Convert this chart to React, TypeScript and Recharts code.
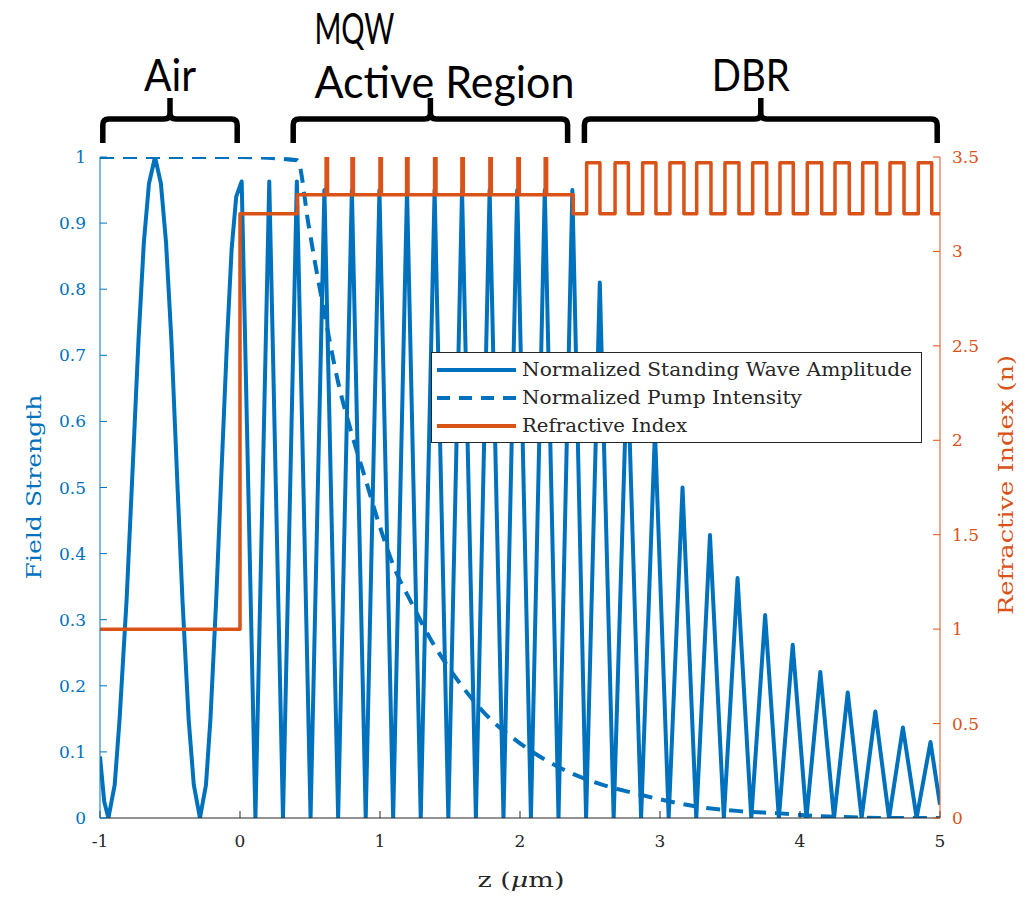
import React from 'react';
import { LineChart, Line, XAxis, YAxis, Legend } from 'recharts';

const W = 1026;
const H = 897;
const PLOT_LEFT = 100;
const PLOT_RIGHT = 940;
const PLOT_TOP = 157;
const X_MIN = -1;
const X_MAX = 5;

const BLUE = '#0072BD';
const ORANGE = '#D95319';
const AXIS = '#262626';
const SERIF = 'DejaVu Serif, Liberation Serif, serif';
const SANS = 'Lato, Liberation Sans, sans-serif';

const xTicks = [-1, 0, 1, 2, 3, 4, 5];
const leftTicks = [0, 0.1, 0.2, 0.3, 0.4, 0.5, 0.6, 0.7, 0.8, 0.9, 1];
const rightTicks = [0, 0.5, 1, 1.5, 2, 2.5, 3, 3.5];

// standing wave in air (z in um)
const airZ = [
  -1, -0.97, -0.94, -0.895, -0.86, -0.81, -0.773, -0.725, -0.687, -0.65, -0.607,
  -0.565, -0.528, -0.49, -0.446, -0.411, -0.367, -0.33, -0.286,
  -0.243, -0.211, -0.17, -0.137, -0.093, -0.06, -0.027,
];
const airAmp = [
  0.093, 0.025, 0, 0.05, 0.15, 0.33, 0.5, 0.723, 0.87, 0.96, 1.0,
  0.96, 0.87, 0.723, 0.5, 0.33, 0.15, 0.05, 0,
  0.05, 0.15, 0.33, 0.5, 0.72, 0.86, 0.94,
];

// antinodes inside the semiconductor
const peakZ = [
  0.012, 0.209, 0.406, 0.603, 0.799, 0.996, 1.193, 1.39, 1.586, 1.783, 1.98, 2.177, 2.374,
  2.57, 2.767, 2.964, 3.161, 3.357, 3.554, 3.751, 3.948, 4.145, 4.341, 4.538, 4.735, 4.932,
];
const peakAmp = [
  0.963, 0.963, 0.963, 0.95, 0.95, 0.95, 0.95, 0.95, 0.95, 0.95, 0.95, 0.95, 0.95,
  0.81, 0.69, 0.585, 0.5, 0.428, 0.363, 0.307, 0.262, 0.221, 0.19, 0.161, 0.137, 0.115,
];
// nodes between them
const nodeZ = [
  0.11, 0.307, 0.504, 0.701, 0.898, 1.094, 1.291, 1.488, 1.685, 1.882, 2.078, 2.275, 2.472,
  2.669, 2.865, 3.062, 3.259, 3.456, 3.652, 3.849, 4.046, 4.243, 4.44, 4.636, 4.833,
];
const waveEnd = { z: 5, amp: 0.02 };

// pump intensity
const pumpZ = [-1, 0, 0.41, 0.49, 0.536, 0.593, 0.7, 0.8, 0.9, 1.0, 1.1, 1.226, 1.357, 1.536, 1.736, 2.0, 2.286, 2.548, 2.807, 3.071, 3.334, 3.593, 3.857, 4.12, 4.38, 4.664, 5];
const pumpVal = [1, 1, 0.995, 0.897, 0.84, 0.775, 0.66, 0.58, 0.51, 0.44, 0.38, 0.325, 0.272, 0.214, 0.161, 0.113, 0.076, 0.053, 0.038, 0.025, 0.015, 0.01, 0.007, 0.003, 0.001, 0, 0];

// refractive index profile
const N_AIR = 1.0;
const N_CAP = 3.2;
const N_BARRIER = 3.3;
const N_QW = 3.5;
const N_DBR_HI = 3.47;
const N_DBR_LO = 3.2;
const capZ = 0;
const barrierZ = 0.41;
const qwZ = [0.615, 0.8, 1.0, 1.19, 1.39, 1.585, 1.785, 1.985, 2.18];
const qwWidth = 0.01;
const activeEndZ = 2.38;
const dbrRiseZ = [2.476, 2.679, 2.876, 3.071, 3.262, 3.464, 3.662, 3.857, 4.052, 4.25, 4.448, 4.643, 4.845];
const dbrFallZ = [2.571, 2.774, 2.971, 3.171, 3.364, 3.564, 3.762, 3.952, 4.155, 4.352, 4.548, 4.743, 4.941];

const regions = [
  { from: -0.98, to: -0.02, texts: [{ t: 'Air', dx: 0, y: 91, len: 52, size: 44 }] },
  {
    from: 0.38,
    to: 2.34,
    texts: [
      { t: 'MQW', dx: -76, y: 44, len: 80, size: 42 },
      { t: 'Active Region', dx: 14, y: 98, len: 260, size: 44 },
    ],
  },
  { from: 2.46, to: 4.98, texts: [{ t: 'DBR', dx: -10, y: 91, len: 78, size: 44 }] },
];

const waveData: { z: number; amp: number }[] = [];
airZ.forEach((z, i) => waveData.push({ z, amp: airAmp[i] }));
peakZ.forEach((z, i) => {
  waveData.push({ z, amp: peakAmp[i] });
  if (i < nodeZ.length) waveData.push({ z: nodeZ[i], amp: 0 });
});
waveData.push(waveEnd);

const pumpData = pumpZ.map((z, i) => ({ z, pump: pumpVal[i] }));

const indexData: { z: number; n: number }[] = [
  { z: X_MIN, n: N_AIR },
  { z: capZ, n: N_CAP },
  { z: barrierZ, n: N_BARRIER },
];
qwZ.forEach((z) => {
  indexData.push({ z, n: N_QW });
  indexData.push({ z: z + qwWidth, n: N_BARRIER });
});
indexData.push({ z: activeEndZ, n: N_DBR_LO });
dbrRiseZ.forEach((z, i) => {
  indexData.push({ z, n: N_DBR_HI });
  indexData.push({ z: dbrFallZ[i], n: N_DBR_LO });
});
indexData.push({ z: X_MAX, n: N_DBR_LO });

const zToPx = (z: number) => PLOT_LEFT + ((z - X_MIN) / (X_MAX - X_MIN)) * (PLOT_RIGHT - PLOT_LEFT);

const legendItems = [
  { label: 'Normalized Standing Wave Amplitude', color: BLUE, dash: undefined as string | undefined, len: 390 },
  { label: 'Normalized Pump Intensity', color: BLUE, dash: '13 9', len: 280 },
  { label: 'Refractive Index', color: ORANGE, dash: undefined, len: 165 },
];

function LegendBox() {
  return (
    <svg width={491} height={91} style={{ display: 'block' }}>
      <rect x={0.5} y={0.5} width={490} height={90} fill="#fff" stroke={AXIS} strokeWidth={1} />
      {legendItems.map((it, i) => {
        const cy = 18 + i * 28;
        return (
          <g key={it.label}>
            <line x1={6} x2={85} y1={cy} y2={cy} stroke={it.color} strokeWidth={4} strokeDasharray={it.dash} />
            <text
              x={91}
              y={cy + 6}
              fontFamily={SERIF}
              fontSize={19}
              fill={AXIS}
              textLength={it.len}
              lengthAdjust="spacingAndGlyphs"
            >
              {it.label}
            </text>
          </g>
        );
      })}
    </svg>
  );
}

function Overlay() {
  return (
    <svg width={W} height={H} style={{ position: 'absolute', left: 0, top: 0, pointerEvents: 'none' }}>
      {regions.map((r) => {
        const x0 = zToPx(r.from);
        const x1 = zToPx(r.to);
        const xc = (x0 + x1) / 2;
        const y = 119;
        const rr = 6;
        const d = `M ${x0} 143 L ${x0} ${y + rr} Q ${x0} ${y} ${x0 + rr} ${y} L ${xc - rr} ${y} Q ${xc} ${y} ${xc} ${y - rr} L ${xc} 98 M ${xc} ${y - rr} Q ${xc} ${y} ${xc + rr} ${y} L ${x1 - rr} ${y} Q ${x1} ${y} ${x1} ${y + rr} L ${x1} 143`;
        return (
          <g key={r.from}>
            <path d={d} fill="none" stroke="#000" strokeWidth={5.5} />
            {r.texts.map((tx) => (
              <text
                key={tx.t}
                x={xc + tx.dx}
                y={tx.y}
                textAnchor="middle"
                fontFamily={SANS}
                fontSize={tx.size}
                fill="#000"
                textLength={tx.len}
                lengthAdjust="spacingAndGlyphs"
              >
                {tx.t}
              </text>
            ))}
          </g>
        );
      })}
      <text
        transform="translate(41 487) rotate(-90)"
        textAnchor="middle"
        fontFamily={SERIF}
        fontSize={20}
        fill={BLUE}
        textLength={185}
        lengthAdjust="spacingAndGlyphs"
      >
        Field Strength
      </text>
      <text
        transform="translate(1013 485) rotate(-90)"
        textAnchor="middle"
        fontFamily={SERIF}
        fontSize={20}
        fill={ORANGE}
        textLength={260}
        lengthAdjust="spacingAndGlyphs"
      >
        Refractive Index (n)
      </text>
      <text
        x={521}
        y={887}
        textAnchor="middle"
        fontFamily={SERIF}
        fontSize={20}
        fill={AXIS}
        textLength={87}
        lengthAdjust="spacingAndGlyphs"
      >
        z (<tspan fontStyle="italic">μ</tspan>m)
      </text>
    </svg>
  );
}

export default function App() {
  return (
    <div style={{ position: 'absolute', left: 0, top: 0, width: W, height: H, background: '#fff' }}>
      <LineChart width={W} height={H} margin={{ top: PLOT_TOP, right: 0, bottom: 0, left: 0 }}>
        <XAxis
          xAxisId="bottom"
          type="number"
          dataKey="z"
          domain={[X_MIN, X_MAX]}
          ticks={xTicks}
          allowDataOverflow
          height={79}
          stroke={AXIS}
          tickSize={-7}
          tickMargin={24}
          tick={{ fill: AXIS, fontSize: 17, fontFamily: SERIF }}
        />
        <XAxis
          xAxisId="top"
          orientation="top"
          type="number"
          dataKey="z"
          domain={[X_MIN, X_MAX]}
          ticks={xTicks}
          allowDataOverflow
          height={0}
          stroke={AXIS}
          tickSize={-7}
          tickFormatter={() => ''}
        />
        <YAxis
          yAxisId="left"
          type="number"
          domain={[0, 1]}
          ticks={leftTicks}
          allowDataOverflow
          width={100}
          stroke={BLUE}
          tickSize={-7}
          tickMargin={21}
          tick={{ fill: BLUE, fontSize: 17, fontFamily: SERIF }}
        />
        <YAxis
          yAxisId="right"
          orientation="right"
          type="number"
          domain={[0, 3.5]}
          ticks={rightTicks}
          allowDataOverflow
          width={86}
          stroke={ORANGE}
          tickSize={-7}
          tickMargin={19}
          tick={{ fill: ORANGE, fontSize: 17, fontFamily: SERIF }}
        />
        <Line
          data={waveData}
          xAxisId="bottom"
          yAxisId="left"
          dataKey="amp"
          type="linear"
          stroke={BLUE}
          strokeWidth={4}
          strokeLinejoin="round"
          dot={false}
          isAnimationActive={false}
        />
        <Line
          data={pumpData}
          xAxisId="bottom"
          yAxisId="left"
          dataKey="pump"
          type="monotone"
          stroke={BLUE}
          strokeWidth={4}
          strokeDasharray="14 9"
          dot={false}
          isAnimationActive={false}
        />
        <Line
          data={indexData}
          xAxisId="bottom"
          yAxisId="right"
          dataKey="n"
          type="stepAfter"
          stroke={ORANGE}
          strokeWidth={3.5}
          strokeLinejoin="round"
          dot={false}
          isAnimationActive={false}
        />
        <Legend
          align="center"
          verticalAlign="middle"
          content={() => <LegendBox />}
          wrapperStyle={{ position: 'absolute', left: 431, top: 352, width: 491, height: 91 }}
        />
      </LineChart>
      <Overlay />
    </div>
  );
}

□ □ □

Locate each line containing the string "React" and show it.

Convert this chart to React, TypeScript and Recharts code.
import React from 'react';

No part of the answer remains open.